Pigeons Blamed for Carbon Monoxide Poisoning at Movie Theater
BERWICK – Carbon monoxide detectors were installed Monday at the Berwick Theater after more than a dozen movie-goers were poisoned by the gas this past weekend.
The fire chief says a malfunctioning furnace pumped carbon monoxide into the theater for about two hours Friday night, sending 17 people to the hospital.
The seats are empty now, but Friday night 60 movie-goers filled the theater in Berwick, ready to watch Despicable Me 2. Owners of the theater on Front Street say when the heat kicked on, a big problem cropped up.
“Four pigeons decided to visit us and came in the wrong place at the wrong time and cracked one of the pipes,” said Berwick Theater co-owner Angela Reimiller.
As the movie let out, several people including a staff member felt faint. Ambulance crews came and then the fire department. They discovered that pigeons and their nest caused a gas furnace pipe to collapse, creating carbon monoxide gas at deadly levels.

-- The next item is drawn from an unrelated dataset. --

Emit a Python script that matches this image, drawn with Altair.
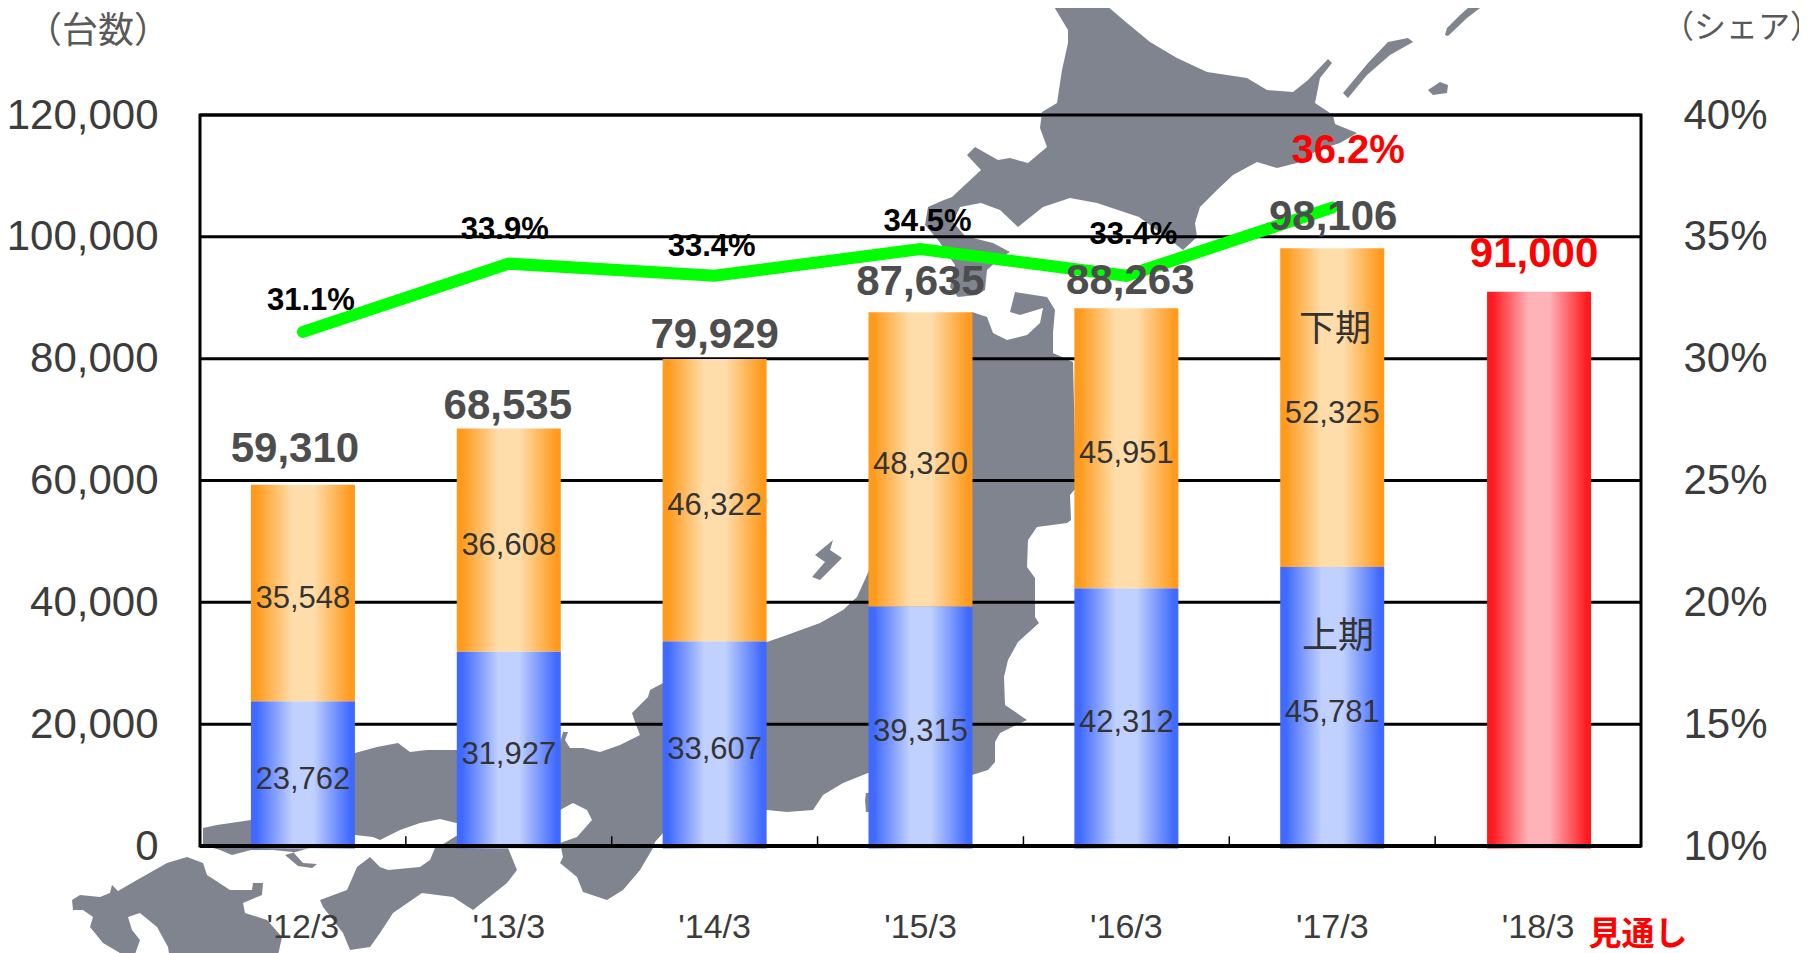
import altair as alt
import pandas as pd

# ---- chart values ----
CATS = ["'12/3", "'13/3", "'14/3", "'15/3", "'16/3", "'17/3", "'18/3"]
FIRST_HALF = [23762, 31927, 33607, 39315, 42312, 45781]
SECOND_HALF = [35548, 36608, 46322, 48320, 45951, 52325]
TOTALS = [59310, 68535, 79929, 87635, 88263, 98106, 91000]
SHARES = [31.1, 33.9, 33.4, 34.5, 33.4, 36.2]
LEFT_TICKS = [0, 20000, 40000, 60000, 80000, 100000, 120000]
RIGHT_TICKS = [10, 15, 20, 25, 30, 35, 40]

# label nudges from their anchor (dx, dy)
TOTAL_NUDGE = [(-8, -36), (-1, -23), (0, -24), (0, -30), (4, -27), (1, -31), (-4, -38)]
SHARE_NUDGE = [(8, -31), (-4, -34), (-3, -29), (7, -27), (7, -41), (16, -57)]

# background silhouette of Japan, traced in page pixels
MAP_RINGS = [
    # Hokkaido
    [(1050,0),(1100,0),(1127,23),(1150,42),(1177,58),(1207,72),(1247,78),(1267,90),(1293,92),(1308,80),
     (1328,59),(1332,63),(1320,78),(1315,103),(1333,115),(1335,124),(1357,133),(1340,143),(1318,150),(1297,163),
     (1277,168),(1257,162),(1233,175),(1217,190),(1200,207),(1195,223),(1197,237),(1183,250),(1170,240),(1139,217),
     (1097,203),(1070,198),(1043,207),(1018,227),(1000,210),(981,203),(960,207),(953,222),(965,236),(993,243),
     (1010,252),(1000,258),(987,270),(985,290),(977,295),(958,297),(950,287),(955,265),(938,240),(925,225),
     (928,207),(944,200),(952,197),(981,170),(967,155),(975,147),(998,160),(1010,158),(1028,163),(1047,147),(1040,128),
     (1042,112),(1057,103),(1062,70),(1068,43),(1068,30)],
    # Honshu
    [(203,828),(217,825),(251,820),(355,753),(377,747),(398,743),(410,752),(427,750),(456,750),(560,743),
     (563,732),(568,732),(565,740),(570,748),(583,748),(600,752),(620,745),(640,735),(635,722),(632,713),
     (648,697),(650,690),(663,683),(767,642),(787,635),(820,623),(843,610),(857,597),(867,575),(972,312),
     (987,317),(993,333),(1007,340),(1027,335),(1040,323),(1043,308),(1020,315),(1010,312),(1015,292),(1047,297),
     (1055,310),(1053,333),(1053,353),(1073,362),(1076,488),(1070,495),(1071,520),(1067,523),(1037,527),(1028,540),
     (1027,567),(1035,578),(1035,617),(1039,623),(1018,642),(1008,660),(1004,677),(1005,705),(1027,720),(1000,733),
     (995,742),(995,762),(988,770),(972,775),(868,773),(843,783),(823,795),(813,810),(787,812),(767,810),
     (663,833),(655,842),(653,848),(640,870),(623,890),(607,900),(583,892),(577,877),(560,863),(563,857),
     (560,843),(577,837),(592,820),(587,810),(573,803),(560,810),(456,823),(440,819),(420,823),(400,830),
     (380,840),(373,837),(355,835),(285,855),(298,866),(312,868),(317,864),(303,863),(293,852),(273,850),
     (251,850),(232,855),(220,850),(203,845)],
    # Izu tip
    [(866,793),(873,793),(873,812),(866,812),(865,800)],
    # Sado
    [(833,540),(815,555),(825,562),(812,577),(820,580),(842,558),(830,550)],
    # Shikoku
    [(320,900),(347,890),(357,867),(370,857),(380,867),(388,870),(420,867),(430,860),(435,848),(445,843),
     (456,836),(508,848),(517,870),(507,883),(473,910),(453,897),(422,893),(393,913),(380,933),(370,947),
     (350,950),(343,933),(323,907)],
    # Kyushu
    [(72,900),(80,895),(100,897),(110,893),(112,885),(118,891),(137,880),(167,863),(187,857),(203,863),
     (207,875),(230,890),(252,890),(253,883),(263,883),(262,895),(243,903),(245,913),(267,920),(282,937),
     (277,960),(170,960),(168,947),(157,927),(140,913),(128,917),(132,930),(140,940),(133,960),(120,953),
     (103,943),(90,927),(93,917),(83,910),(73,910)],
    # Northern islands
    [(1343,93),(1348,98),(1367,75),(1390,55),(1413,42),(1408,38),(1388,42),(1368,63)],
    [(1445,35),(1448,36),(1467,18),(1488,2),(1477,0),(1460,15),(1447,28)],
    [(1428,90),(1440,82),(1448,85),(1447,93),(1433,95)],
]

# ---- layout ----
PAGE_LEFT, PAGE_TOP = 200, 115
W, H = 1441, 731
SANS = "Liberation Sans"
CJK = "Noto Sans CJK JP"
GREY = "#3C3C3C"


def grad(edge, mid):
    return alt.LinearGradient(
        gradient="linear", x1=0, x2=1, y1=0, y2=0,
        stops=[
            alt.GradientStop(color=edge, offset=0),
            alt.GradientStop(color=edge, offset=0.05),
            alt.GradientStop(color=mid, offset=0.4),
            alt.GradientStop(color=mid, offset=0.6),
            alt.GradientStop(color=edge, offset=0.96),
            alt.GradientStop(color=edge, offset=1),
        ],
    )


XS = alt.Scale(type="band", domain=CATS, paddingInner=0, paddingOuter=0)
YL = alt.Scale(domain=[0, 120000], nice=False, zero=False)
YR = alt.Scale(domain=[10, 40], nice=False, zero=False)
X_AXIS = alt.Axis(
    labelFont=SANS, labelFontSize=34, labelColor=GREY, labelAngle=0, labelPadding=64,
    ticks=False, domain=False, grid=False, zindex=1, labelOverlap=False, labelBaseline="top",
)
X = alt.X("cat:N", scale=XS, axis=X_AXIS, title=None)


def yl(field):
    return alt.Y(field, scale=YL, axis=None, title=None)


map_path = " ".join(
    "M" + "L".join(f"{x - PAGE_LEFT},{y - PAGE_TOP}" for x, y in ring) + "Z" for ring in MAP_RINGS
)

one = pd.DataFrame({"k": [0]})
map_layer = alt.Chart(one).mark_point(
    shape=map_path, size=4, filled=True, fill="#80848F", opacity=1, strokeWidth=0
).encode(x=alt.value(0), y=alt.value(0))

grid = alt.Chart(pd.DataFrame({"v": LEFT_TICKS})).mark_rule(color="black", strokeWidth=3).encode(
    x=alt.value(0), x2=alt.value(W),
    y=alt.Y("v:Q", scale=YL, title=None, axis=alt.Axis(
        values=LEFT_TICKS, labelExpr="format(datum.value, ',')", labelFont=SANS, labelFontSize=42,
        labelColor=GREY, labelPadding=42, ticks=False, domain=False, grid=False, zindex=1,
        labelFlush=False, labelOverlap=False)),
)

# small ticks between the categories
ticks = alt.Chart(pd.DataFrame({"cat": CATS[:6], "a": [0] * 6, "b": [1600] * 6})).mark_rule(
    color="black", strokeWidth=1.5
).encode(x=alt.X("cat:N", scale=XS, axis=X_AXIS, title=None, bandPosition=1), y=yl("a:Q"), y2="b:Q")

# bars start a touch under the axis line, as in the picture
BASE = -400
lower = pd.DataFrame({"cat": CATS[:6], "y0": [BASE] * 6, "y1": FIRST_HALF})
upper = pd.DataFrame({
    "cat": CATS[:6], "y0": FIRST_HALF,
    "y1": [a + b for a, b in zip(FIRST_HALF, SECOND_HALF)],
})
fcst = pd.DataFrame({"cat": CATS[6:], "y0": [BASE], "y1": TOTALS[6:]})

bar_lower = alt.Chart(lower).mark_bar(size=104, color=grad("#3F69FF", "#C0D0FF")).encode(
    x=X, y=yl("y0:Q"), y2="y1:Q",
)
bar_upper = alt.Chart(upper).mark_bar(size=104, color=grad("#FF9A1C", "#FFDDAB")).encode(
    x=X, y=yl("y0:Q"), y2="y1:Q"
)
bar_fcst = alt.Chart(fcst).mark_bar(size=104, xOffset=1, color=grad("#FF1A1F", "#FFB2B8")).encode(
    x=X, y=yl("y0:Q"), y2="y1:Q"
)

axis_line = alt.Chart(one).mark_rule(color="black", strokeWidth=4).encode(
    x=alt.value(0), x2=alt.value(W), y=alt.value(H)
)

line = alt.Chart(pd.DataFrame({"cat": CATS[:6], "s": SHARES})).mark_line(
    color="#00FF00", strokeWidth=12, strokeCap="round", strokeJoin="miter"
).encode(
    x=X,
    y=alt.Y("s:Q", scale=YR, title=None, axis=alt.Axis(
        orient="right", values=RIGHT_TICKS, labelExpr="datum.value + '%'", labelFont=SANS,
        labelFontSize=42, labelColor=GREY, labelAlign="right", labelPadding=126, ticks=False,
        domain=False, grid=False, zindex=1, labelFlush=False, labelOverlap=False)),
)

layers = [map_layer, grid, ticks, bar_lower, bar_upper, bar_fcst, axis_line, line]

# segment values
seg = pd.DataFrame({
    "cat": CATS[:6] * 2,
    "y": [a / 2 for a in FIRST_HALF] + [a + b / 2 for a, b in zip(FIRST_HALF, SECOND_HALF)],
    "t": [f"{a:,}" for a in FIRST_HALF] + [f"{b:,}" for b in SECOND_HALF],
})
layers.append(alt.Chart(seg).mark_text(font=SANS, fontSize=31, color="#333333", dy=6).encode(
    x=X, y=yl("y:Q"), text="t:N"))

# totals
tops = [a + b for a, b in zip(FIRST_HALF, SECOND_HALF)] + TOTALS[6:]
for i, (c, total, top, (dx, dy)) in enumerate(zip(CATS, TOTALS, tops, TOTAL_NUDGE)):
    layers.append(alt.Chart(pd.DataFrame({"cat": [c], "y": [top], "t": [f"{total:,}"]})).mark_text(
        font=SANS, fontWeight="bold", fontSize=42, dx=dx, dy=dy,
        color="#FF0000" if i == 6 else "#4D4D4D",
    ).encode(x=X, y=yl("y:Q"), text="t:N"))

# shares
for i, (c, s, (dx, dy)) in enumerate(zip(CATS, SHARES, SHARE_NUDGE)):
    last = i == 5
    layers.append(alt.Chart(pd.DataFrame({"cat": [c], "s": [s], "t": [f"{s}%"]})).mark_text(
        font=SANS, fontWeight="bold", fontSize=40 if last else 31, dx=dx, dy=dy,
        color="#FF0000" if last else "#000000",
    ).encode(x=X, y=alt.Y("s:Q", scale=YR, axis=None, title=None), text="t:N"))


def free_text(t, px, py, size, color, font=CJK, weight="normal"):
    return alt.Chart(one).mark_text(
        text=t, font=font, fontSize=size, color=color, fontWeight=weight
    ).encode(x=alt.value(px - PAGE_LEFT), y=alt.value(py - PAGE_TOP))


layers += [
    free_text("（台数）", 98, 32, 36, "#595959"),
    free_text("（シェア）", 1742, 28, 32, "#595959"),
    free_text("下期", 1335, 330, 36, "#333333"),
    free_text("上期", 1338, 637, 36, "#333333"),
    free_text("見通し", 1638, 935, 33, "#FF0000", weight="bold"),
]

chart = (
    alt.layer(*layers)
    .resolve_scale(y="independent")
    .properties(
        width=W, height=H,
        autosize=alt.AutoSizeParams(type="none"),
        padding={"left": PAGE_LEFT - 8, "top": PAGE_TOP - 8, "right": 1791 - W - (PAGE_LEFT - 8),
                 "bottom": 945 - H - (PAGE_TOP - 8)},
    )
    .configure_view(stroke="black", strokeWidth=3)
)

chart.save("out.html", embed_options={"renderer": "svg", "actions": False})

“My guys found a problem with the furnace, shut everything down, did readings through the whole place, vented everything out,” said Berwick Fire Department Chief William Coolbaugh.
Chief Coolbaugh says 17 people total went to Berwick Hospital and the theater put an alert about the carbon monoxide problem on its Facebook page, since many of the patrons had already left when the movie let out.
Officials say they hope people take what happened at the Berwick Theater as a learning experience and take steps to protect themselves from carbon monoxide poisoning in their own homes.
“Check your chimney. Make sure it’s cleaned out. Check the piping. I mean, there’s actually something to learn from this whole episode. This was a wide-scale event, but it happens even in local homes,” said Chief Coolbaugh.
The theater isn’t required by law to have carbon monoxide detectors, but the owners now are installing three hoping to put everyone at ease.
“I think it does. I think it does for the girls that work here and everyone else,” said Reimiller.
Fire crews say the building is now 100% safe and ready for movie-goers again.